(A few additional observations, after the jump).
Interestingly enough, the revised transcript makes it look like Justice Thomas was getting a dig in at Harvard Law School. Here’s a bigger excerpt:
Some observers in the courtroom, though, thought that Justice Thomas was poking fun at his alma mater, Yale Law School. Alas, the underlying audio — listen here, around the 41:00 mark — isn’t very enlightening.

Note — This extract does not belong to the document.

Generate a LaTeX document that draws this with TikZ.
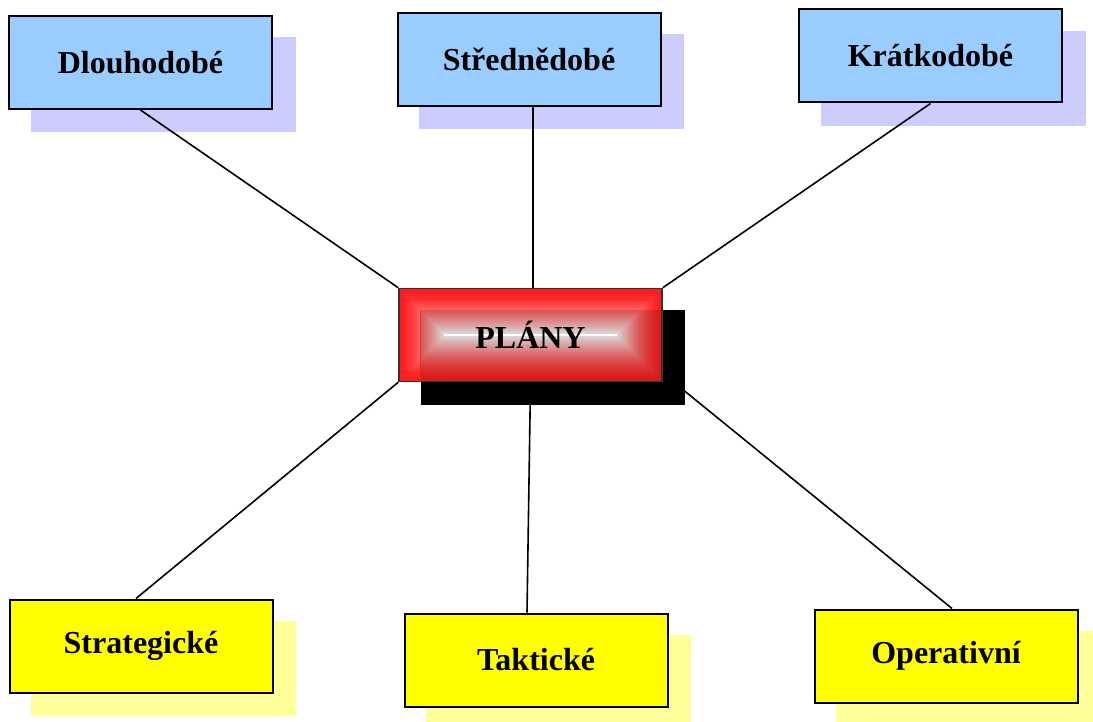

[W]hy did [Justice Thomas’s hard-to-hear] words merit a front-page story in the [Washington] Post, an equally detailed account in the New York Times, even a post and discussion on the Yale Law alumni blog? The answer, alas, is that the story conforms to the widespread notion on the left that Justice Thomas doesn’t participate in oral arguments because (a) he’s unable to do so because he isn’t very smart, and (b) as a black conservative he’s a peculiar character, and here’s another symptom.
To be honest, I think this goes too far. I have the highest respect for Justice Thomas as a jurist, but I still thought it was worth noting (and writing about) his piping up at argument. It’s not a matter of holding Justice Thomas in low regard; it’s about being a Supreme Court dork. (I suspect that Professor Josh Blackman, who also wrote about Justice Thomas speaking at argument, holds a similarly high opinion of CT.)
The Weekly Standard post does go on to provide some useful historical context:
In its early years, the Supreme Court was largely dependent on oral arguments in place of briefs, and so justices were inclined to ask questions and, in effect, debate with advocates. But after the 1830s, the Court adopted more businesslike practices, and oral exchanges between justices and lawyers declined.
Official transcripts of proceedings date only from the era of the Warren Court, but there is little record — in memoirs, historic monographs, or journalistic accounts of Court proceedings — of such giants as Louis Brandeis or Oliver Wendell Holmes, for example, engaging advocates during oral argument. Indeed, the preeminent liberals on the modern Supreme Court — William O. Douglas and William J. Brennan — were, like Clarence Thomas, deliberately circumspect during proceedings.
Which proves nothing, of course — except that some modern justices, for various reasons, like to engage in rhetorical duels with lawyers, but Justice Thomas prefers to keep his mouth shut and let the advocates make their case.
And modern audiences, for various reasons, like it when justices engage in rhetorical duels with lawyers. We enjoy seeing great advocates get challenged and probed by great judges. Is that so wrong?